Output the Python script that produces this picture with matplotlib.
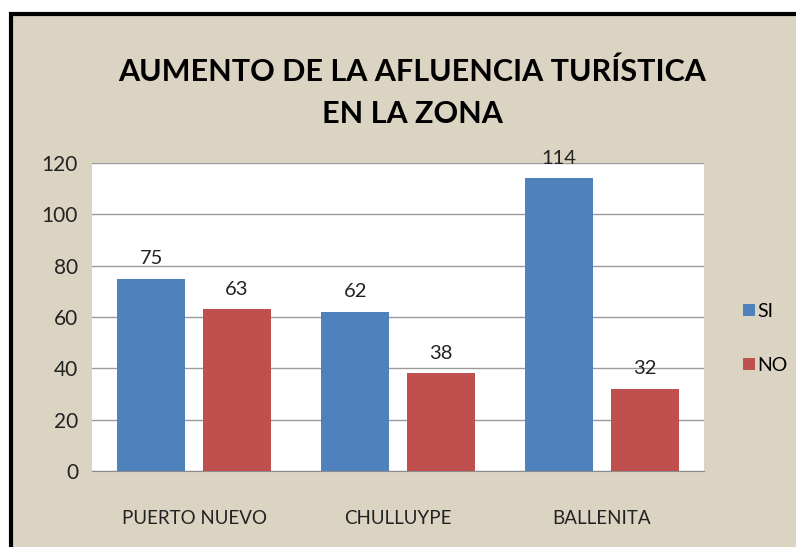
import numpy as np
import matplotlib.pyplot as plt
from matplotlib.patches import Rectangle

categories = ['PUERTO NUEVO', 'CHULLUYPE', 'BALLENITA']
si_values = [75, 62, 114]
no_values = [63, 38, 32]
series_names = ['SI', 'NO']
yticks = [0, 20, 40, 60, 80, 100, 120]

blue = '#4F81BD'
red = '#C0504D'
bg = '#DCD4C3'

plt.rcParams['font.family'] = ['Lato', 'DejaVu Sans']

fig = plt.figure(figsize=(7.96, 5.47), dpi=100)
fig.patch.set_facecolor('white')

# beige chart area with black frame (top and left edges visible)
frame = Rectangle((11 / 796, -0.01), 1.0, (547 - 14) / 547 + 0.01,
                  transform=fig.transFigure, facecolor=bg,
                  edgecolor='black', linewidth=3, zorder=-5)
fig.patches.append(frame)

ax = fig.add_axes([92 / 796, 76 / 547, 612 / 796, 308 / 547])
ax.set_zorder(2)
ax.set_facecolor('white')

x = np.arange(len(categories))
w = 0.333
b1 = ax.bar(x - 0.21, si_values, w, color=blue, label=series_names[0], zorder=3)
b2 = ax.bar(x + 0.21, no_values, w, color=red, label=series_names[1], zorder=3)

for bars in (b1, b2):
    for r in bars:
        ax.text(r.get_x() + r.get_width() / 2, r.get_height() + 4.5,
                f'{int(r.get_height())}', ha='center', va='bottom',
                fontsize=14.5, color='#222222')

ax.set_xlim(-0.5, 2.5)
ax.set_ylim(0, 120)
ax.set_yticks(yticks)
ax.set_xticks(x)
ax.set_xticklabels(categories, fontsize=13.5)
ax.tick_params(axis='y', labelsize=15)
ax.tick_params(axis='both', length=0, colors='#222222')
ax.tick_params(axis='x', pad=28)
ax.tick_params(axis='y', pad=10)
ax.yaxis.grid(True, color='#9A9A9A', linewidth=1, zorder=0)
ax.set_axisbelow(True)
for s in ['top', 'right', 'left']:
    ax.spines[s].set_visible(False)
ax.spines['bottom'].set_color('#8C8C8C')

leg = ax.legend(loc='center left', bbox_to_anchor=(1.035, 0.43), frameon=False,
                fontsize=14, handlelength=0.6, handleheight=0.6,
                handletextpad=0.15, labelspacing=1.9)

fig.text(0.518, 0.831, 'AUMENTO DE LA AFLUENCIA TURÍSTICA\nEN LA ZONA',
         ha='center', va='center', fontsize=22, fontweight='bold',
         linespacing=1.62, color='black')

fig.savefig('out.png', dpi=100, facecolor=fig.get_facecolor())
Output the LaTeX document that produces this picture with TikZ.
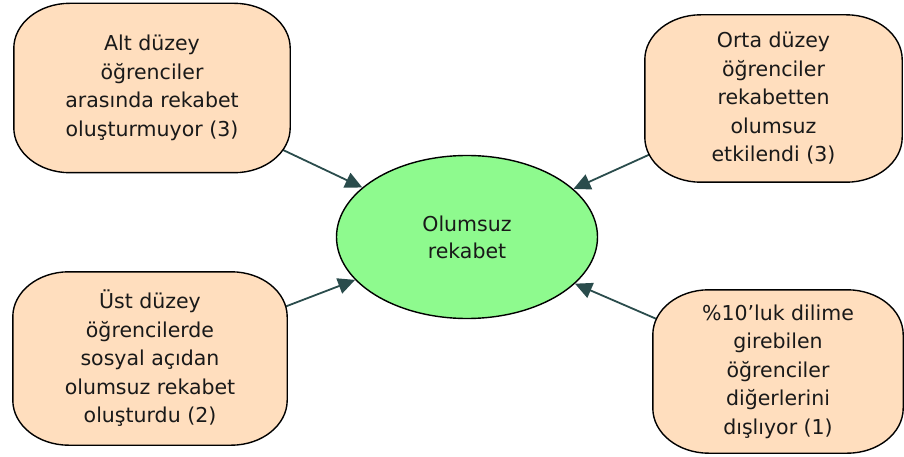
# # # # # # #
DIRECTION:
Write out again exactly the lines from the start of the data above through the line containing "plt.rcParams['font.family'] = ['Lato', 'DejaVu", inclusive, excluding any pictures.

EXERCISE OUTPUT:
Output the Python script that produces this picture with matplotlib.
import numpy as np
import matplotlib.pyplot as plt
from matplotlib.patches import Rectangle

categories = ['PUERTO NUEVO', 'CHULLUYPE', 'BALLENITA']
si_values = [75, 62, 114]
no_values = [63, 38, 32]
series_names = ['SI', 'NO']
yticks = [0, 20, 40, 60, 80, 100, 120]

blue = '#4F81BD'
red = '#C0504D'
bg = '#DCD4C3'

plt.rcParams['font.family'] = ['Lato', 'DejaVu Sans']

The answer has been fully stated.